The round of Bush-as-fanatic-Christian stories have replaced columns reporting that much of Bush's recent rhetoric -- particularly the line, "We will stay as long as necessary, and not one day more" -- is word-for-word lifts of Gen. Ariel Sharon's statements when Israel invaded Lebanon. And whatever anti-Semitism there is now in Europe -- France is the only country on the continent with significant numbers of Jews -- there is an enormous hostility to Israel.

People here pretty much think George W. Bush is nuts, and his religiosity is seen as evidence of that. Much of "Old Europe," as Secretary of Defense Donald Rumsfeld has defined our allies of the past half-century, is simply anti-religious. That is not surprising after centuries of religious hatred, oppression and warfare over which face of God to worship. "I hate religion" is a routine second line of conversations here. There is regular and serious comparison around here of the destructive fervor of fundamentalist Muslims and Christians. "What's the difference?" I have been asked many times over the past week.

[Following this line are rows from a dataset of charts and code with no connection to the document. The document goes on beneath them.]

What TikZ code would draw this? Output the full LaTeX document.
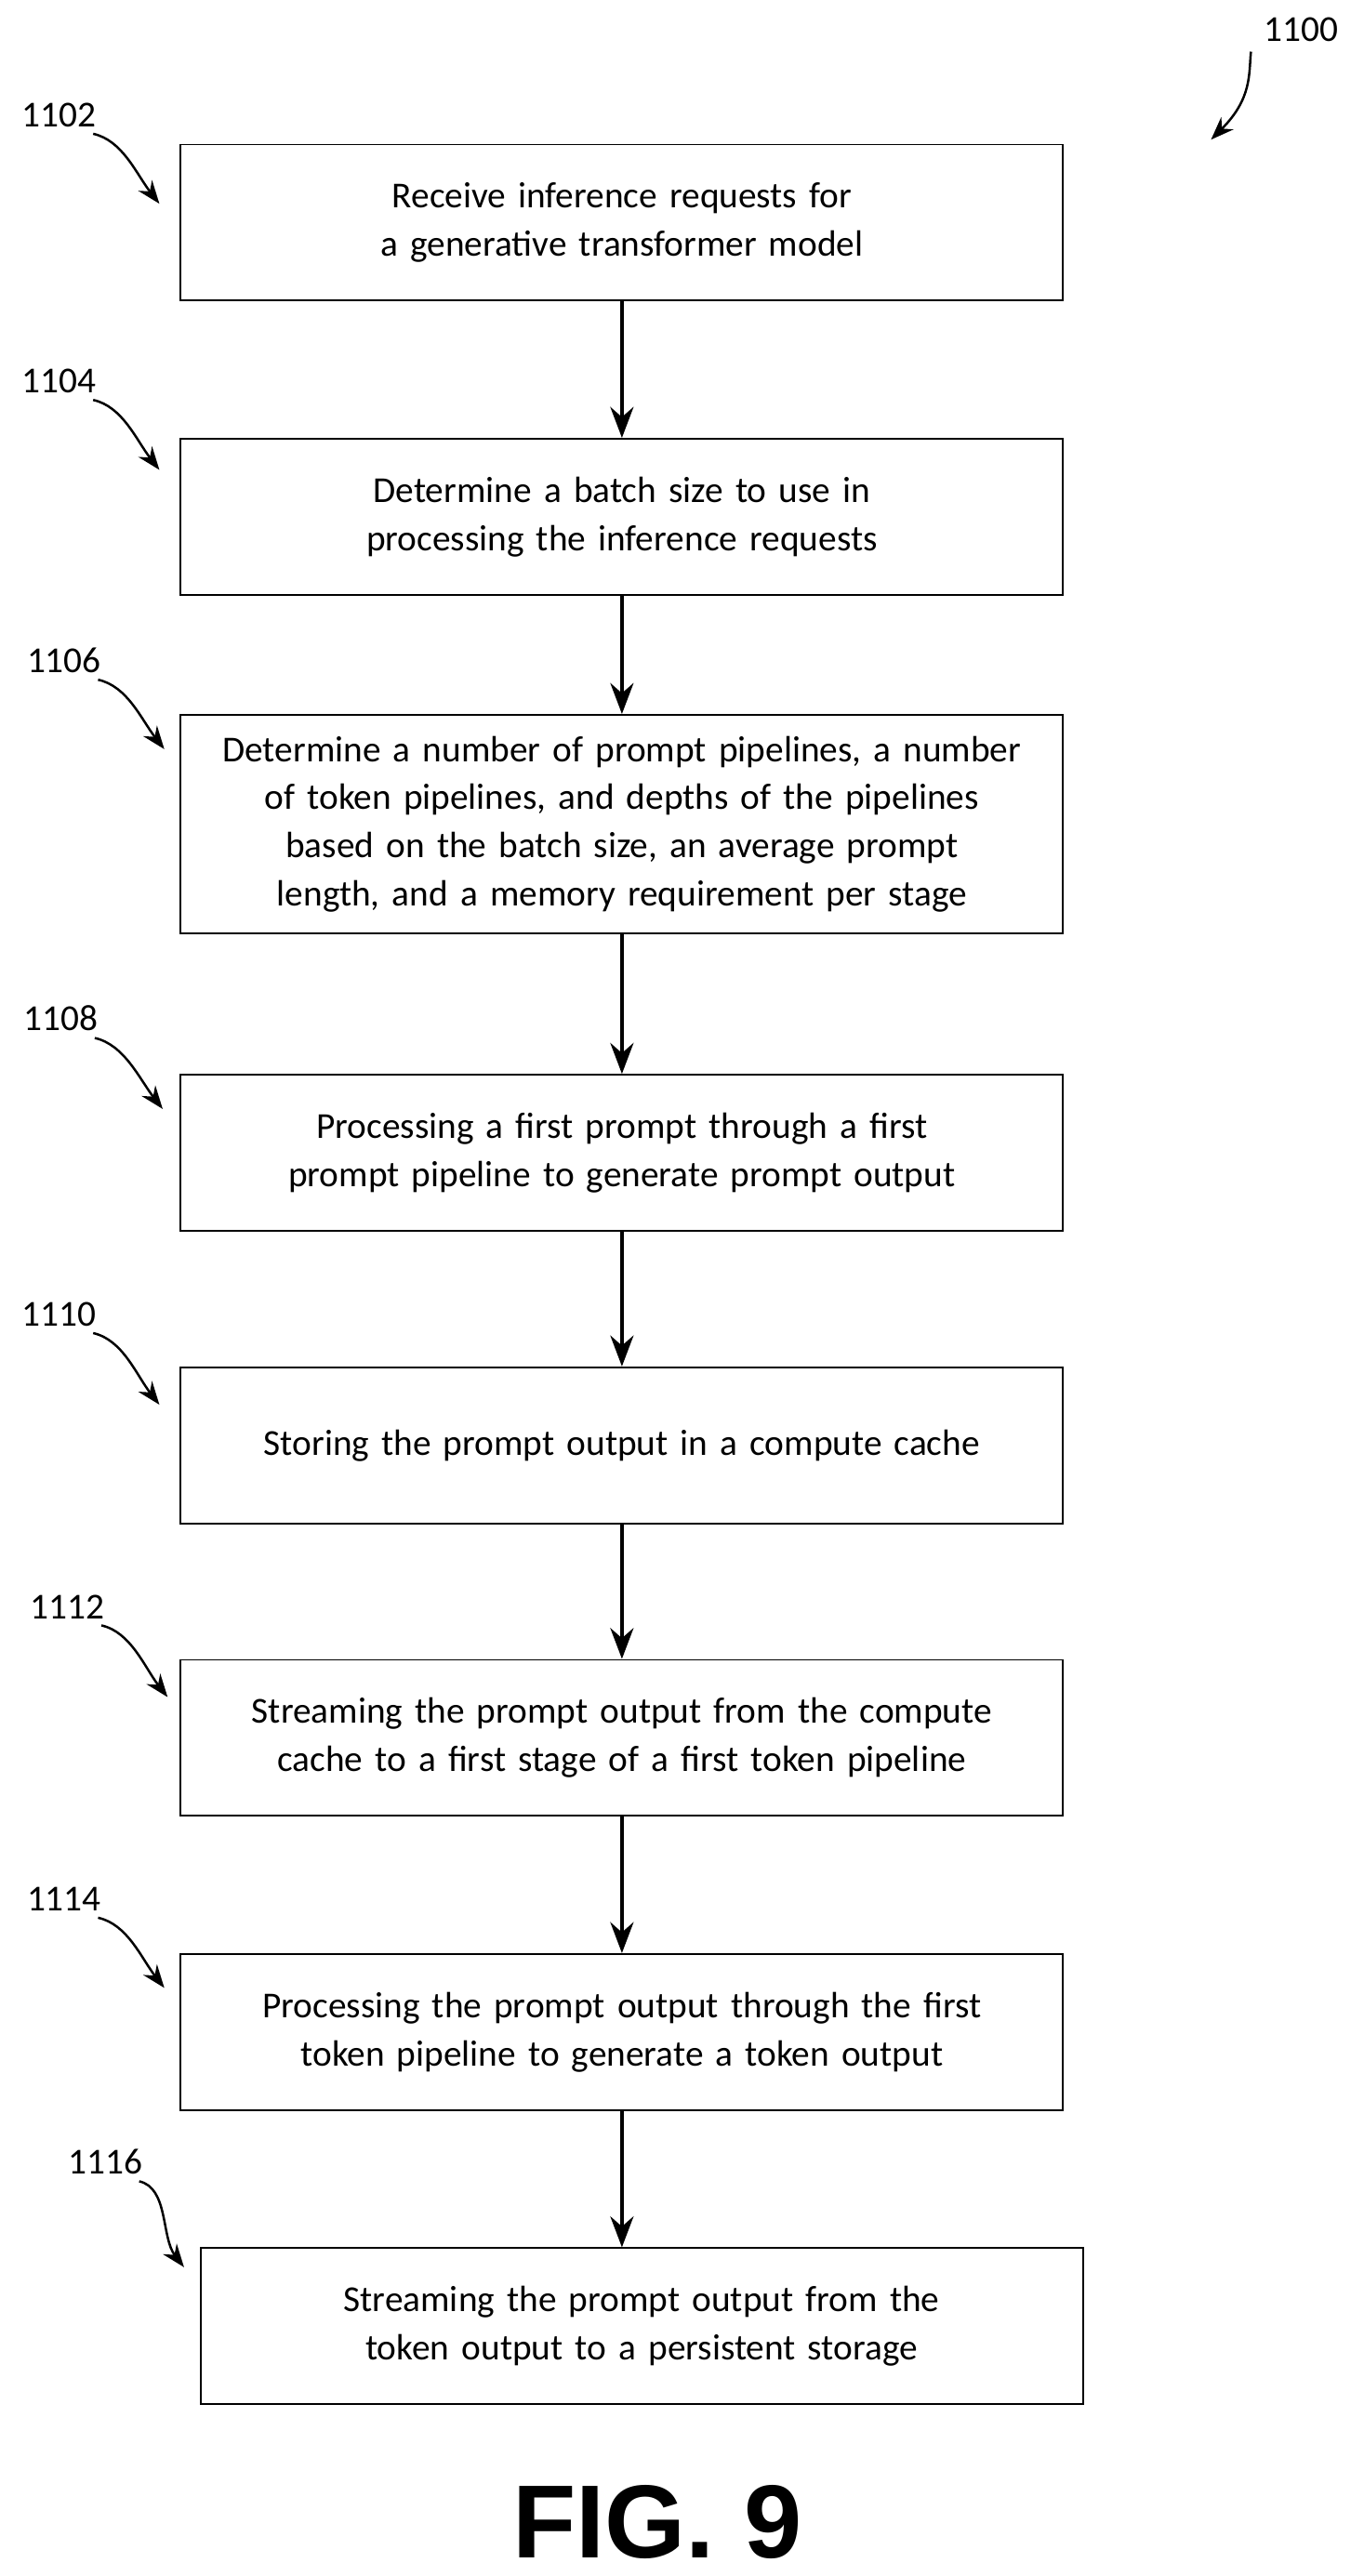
\documentclass[tikz,border=0pt]{standalone}
\usepackage{fontspec}
\setmainfont{Carlito}
\newfontfamily\figfont{Liberation Sans}
\usetikzlibrary{positioning,arrows.meta}

\tikzset{
    stepbox/.style={draw, line width=0.9pt, minimum width=16.11cm, text width=15.3cm,
        align=center, font=\fontsize{19}{25}\selectfont, inner sep=0pt},
    flow/.style={-{Stealth[length=16pt,width=12pt]}, line width=2.2pt},
    tag/.style={font=\fontsize{19}{22}\selectfont},
    hook/.style={-{Stealth[length=12pt,width=9pt]}, line width=1.2pt}
}

\begin{document}
\begin{tikzpicture}[x=0.03cm, y=-0.03cm]
        \useasboundingbox (0,0) rectangle (830,1568);

        \node (b1) [stepbox, minimum height=2.85cm] at (378.5,135.5) {Receive inference requests for a generative transformer model};
        \node (b2) [stepbox, minimum height=2.85cm, below=2.49cm of b1] {Determine a batch size to use in processing the inference requests};
        \node (b3) [stepbox, minimum height=3.99cm, below=2.16cm of b2] {Determine a number of prompt pipelines, a number of token pipelines, and depths of the pipelines based on the batch size, an average prompt length, and a memory requirement per stage};
        \node (b4) [stepbox, minimum height=2.85cm, below=2.55cm of b3] {Processing a first prompt through a first prompt pipeline to generate prompt output};
        \node (b5) [stepbox, minimum height=2.85cm, below=2.46cm of b4] {Storing the prompt output in a compute cache};
        \node (b6) [stepbox, minimum height=2.85cm, below=2.46cm of b5] {Streaming the prompt output from the compute cache to a first stage of a first token pipeline};
        \node (b7) [stepbox, minimum height=2.85cm, below=2.49cm of b6] {Processing the prompt output through the first token pipeline to generate a token output};
        \node (b8) [stepbox, minimum height=2.85cm, below=2.49cm of b7, xshift=0.36cm] {Streaming the prompt output from the token output to a persistent storage};

        \draw[flow] (b1.south) -- (b2.north);
        \draw[flow] (b2.south) -- (b3.north);
        \draw[flow] (b3.south) -- (b4.north);
        \draw[flow] (b4.south) -- (b5.north);
        \draw[flow] (b5.south) -- (b6.north);
        \draw[flow] (b6.south) -- (b7.north);
        \draw[flow] (b7.south) -- (b8.north -| b7.south);

        % reference numerals
        \node (r0) [tag] at (792,18) {1100};
        \node (r1) [tag] at (36,70) {1102};
        \node (r2) [tag] at (36,232) {1104};
        \node (r3) [tag] at (39,402) {1106};
        \node (r4) [tag] at (37,620) {1108};
        \node (r5) [tag] at (36,800) {1110};
        \node (r6) [tag] at (41,978) {1112};
        \node (r7) [tag] at (39,1156) {1114};
        \node (r8) [tag] at (64,1316) {1116};

        \draw[hook] (r0.south west) ++(-4,2) .. controls (760,45) and (762,60) .. (737,85);
        \foreach \r/\x/\y in {r1/97/124, r2/97/286, r3/100/456, r4/99/675, r5/97/855, r6/102/1033, r7/100/1210, r8/112/1380}
            \draw[hook] (\r.south east) ++(-6,0) .. controls +(18,4) and +(-14,-18) .. (\x,\y);

        \node (fig) [font=\figfont\bfseries\fontsize{54}{60}\selectfont] at (400,1535) {FIG. 9};
\end{tikzpicture}
\end{document}
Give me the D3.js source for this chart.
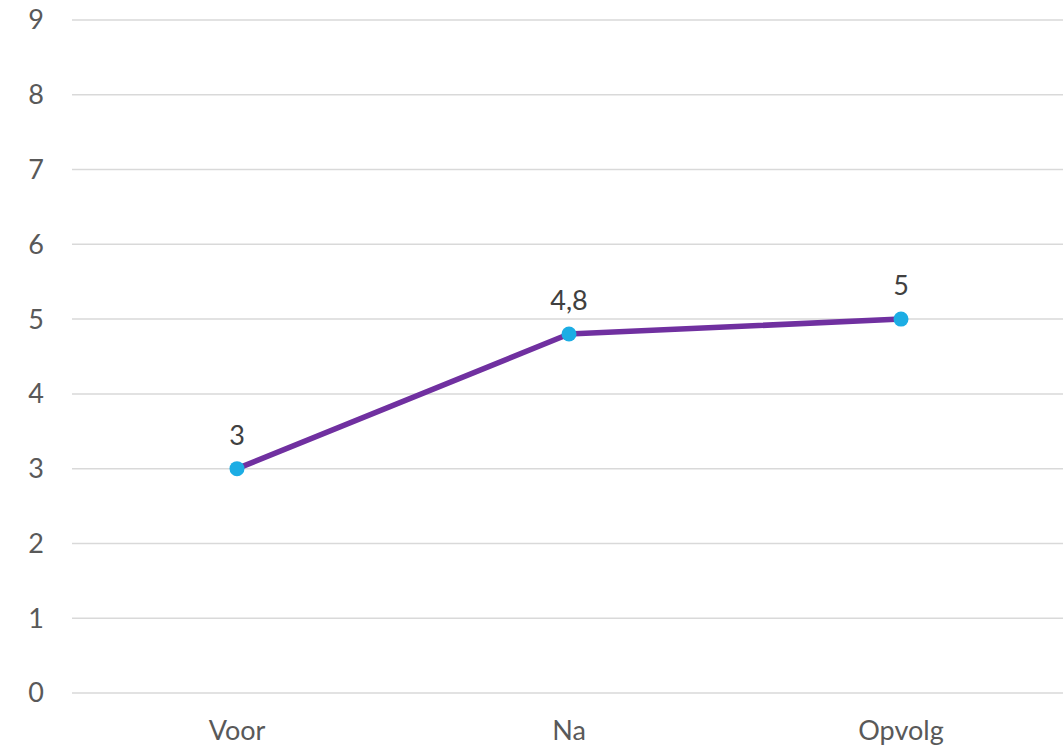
<!DOCTYPE html>
<html>
<head>
<meta charset="utf-8">
<script src="https://cdn.jsdelivr.net/npm/d3@7"></script>
<style>
  html, body { margin: 0; padding: 0; background: #fff; }
  svg text { font-family: "Lato", "Open Sans", sans-serif; fill: #595959; }
</style>
</head>
<body>
<div id="chart"></div>
<script>
(function() {

  var width = 1063, height = 749;

  var categories = ["Voor", "Na", "Opvolg"];
  var values = [3, 4.8, 5];
  var valueLabels = ["3", "4,8", "5"];
  var yTicks = [0, 1, 2, 3, 4, 5, 6, 7, 8, 9];

  var svg = d3.select("#chart")
    .append("svg")
    .attr("width", width)
    .attr("height", height);

  var x = d3.scaleBand().domain(categories).range([71, 1067]);
  var y = d3.scaleLinear().domain([0, 9]).range([693, 20]);

  // gridlines
  svg.selectAll(".grid")
    .data(yTicks)
    .enter().append("line")
    .attr("class", "grid")
    .attr("x1", 72)
    .attr("x2", width)
    .attr("y1", function(d) { return y(d); })
    .attr("y2", function(d) { return y(d); })
    .attr("stroke", "#d9d9d9")
    .attr("stroke-width", 1.5);

  // y labels
  svg.selectAll(".ylab")
    .data(yTicks)
    .enter().append("text")
    .attr("class", "ylab")
    .attr("x", 36)
    .attr("y", function(d) { return y(d); })
    .attr("dy", "0.35em")
    .attr("text-anchor", "middle")
    .style("font-size", "27px")
    .text(function(d) { return d; });

  // x labels
  svg.selectAll(".xlab")
    .data(categories)
    .enter().append("text")
    .attr("class", "xlab")
    .attr("x", function(d) { return x(d) + x.bandwidth() / 2; })
    .attr("y", 740)
    .attr("text-anchor", "middle")
    .style("font-size", "27px")
    .text(function(d) { return d; });

  var pts = categories.map(function(c, i) {
    return { cat: c, v: values[i], label: valueLabels[i] };
  });

  var line = d3.line()
    .x(function(d) { return x(d.cat) + x.bandwidth() / 2; })
    .y(function(d) { return y(d.v); });

  svg.append("path")
    .datum(pts)
    .attr("d", line)
    .attr("fill", "none")
    .attr("stroke", "#7030a0")
    .attr("stroke-width", 5.5)
    .attr("stroke-linejoin", "round");

  svg.selectAll(".dot")
    .data(pts)
    .enter().append("circle")
    .attr("class", "dot")
    .attr("cx", function(d) { return x(d.cat) + x.bandwidth() / 2; })
    .attr("cy", function(d) { return y(d.v); })
    .attr("r", 7.5)
    .attr("fill", "#1cade4");

  svg.selectAll(".vlab")
    .data(pts)
    .enter().append("text")
    .attr("class", "vlab")
    .attr("x", function(d) { return x(d.cat) + x.bandwidth() / 2; })
    .attr("y", function(d) { return y(d.v) - 24; })
    .attr("text-anchor", "middle")
    .style("font-size", "27px")
    .style("fill", "#404040")
    .text(function(d) { return d.label; });

})();
</script>
</body>
</html>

The answer to that question is that the United States has laws and traditions that separate church and state, while Muslims believe there is no difference. Islam is more than a religion; it is a system of life itself, encompassing governance, economics and social interaction. But not many people here are interested in talking about that now.

People are afraid of President Bush. The polls declaring that Europeans think we are a greater threat to world peace than Saddam Hussein reflect real attitudes and a certain logic: Saddam may be a monster, but he is a threat only to those in and around Iraq. What the Americans think and do touches every person on the planet. That's part of being the world's only superpower.

It is a bit startling to hear old friends talk with feeling about the danger from America. It is much more intense than the suspicion of President Reagan when I lived here in the 1980s. History has shown that priests of various kinds are a great deal more dangerous than cowboys. Although his rather fundamental religious beliefs were not that different from those of George Bush, Reagan rarely made a big deal of his godliness, and he was seen as being less religious than his born-again prdecessor, Jimmy Carter. In fact, though Europeans, governments and people alike, disagreed with Reagan about many things, he offered what is really wanted here: strong and predictable American leadership.

President Bush is not seen as offering either of those things. But success is its own reward. Europe, old and new, will fall in line (and stand in line for their share of desert oil) if the United States runs Saddam out of town -- and somehow maintains control of the Middle East. But that is not an easy thing to do. After their first invasion of Lebanon in 1978, the Israelis stayed there for almost 22 years, and not one day more -- and got nothing but grief for it.